That said, people theorising that expanded content = less interesting story is also true. But this is not the fault of the genre, or even the mechanics of the game. It is purely a conceptual mistake, with dev teams thinking that maximum freedom with a large range of toys is enough work done, without giving us meaningful things to do with them.
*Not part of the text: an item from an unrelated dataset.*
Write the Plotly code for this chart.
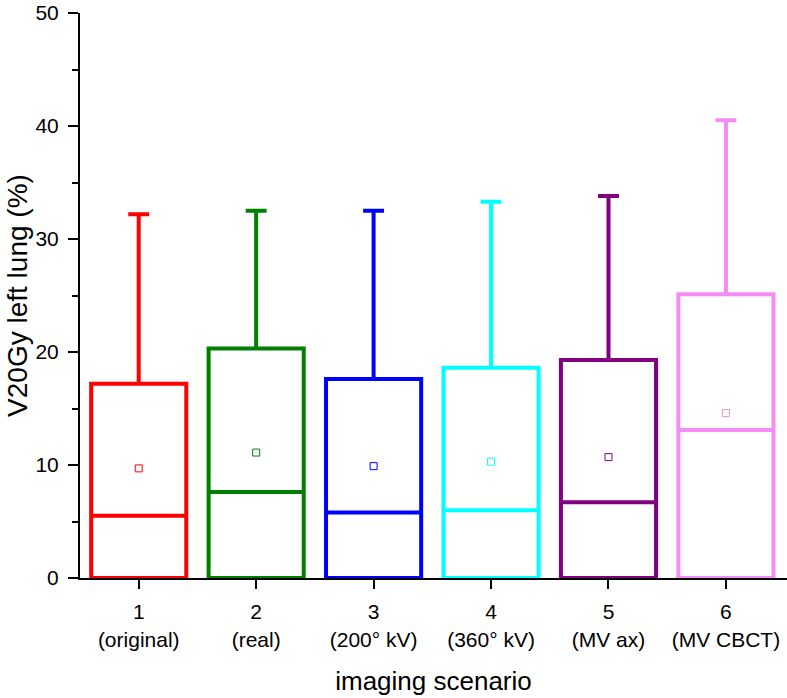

A perfect example from another Genre is Battlefield 3- it's got jets, and choppers and tanks and jeeps, but how many singleplayer missions took place entirely within any of those vehicles? Battlefield has all the tools and kit at it's disposal to create the most varied, wide reaching kind of singleplayer gameplay this side of ARMA II- and they utterly blew it because their creative team are, like many creative teams, just programmers at heart. This is why Crysis games always look so good but utterly waste the potential of any plot they have, as do most other games that shoot for cutting edge graphics above all else.
Oh and by the way:
Cues, and a restriction of choice, often lead to the player's greatest enjoyment of a videogame
I find the complete opposite is true. Walking into a courtyard in Call of Duty and seeing a skyscraper fall over or whatever doesn't interest me at all, because I know it's scripted, and will happen that way every single time. Sometimes the game even forces your view towards it. Getting lost in the wilderness in GTA and finally stumbling across a road, and seeing a dirt bike pull up at some lights only to have a 4WD brake too late and shunt the rider right off his bike? Unscripted? Completely random?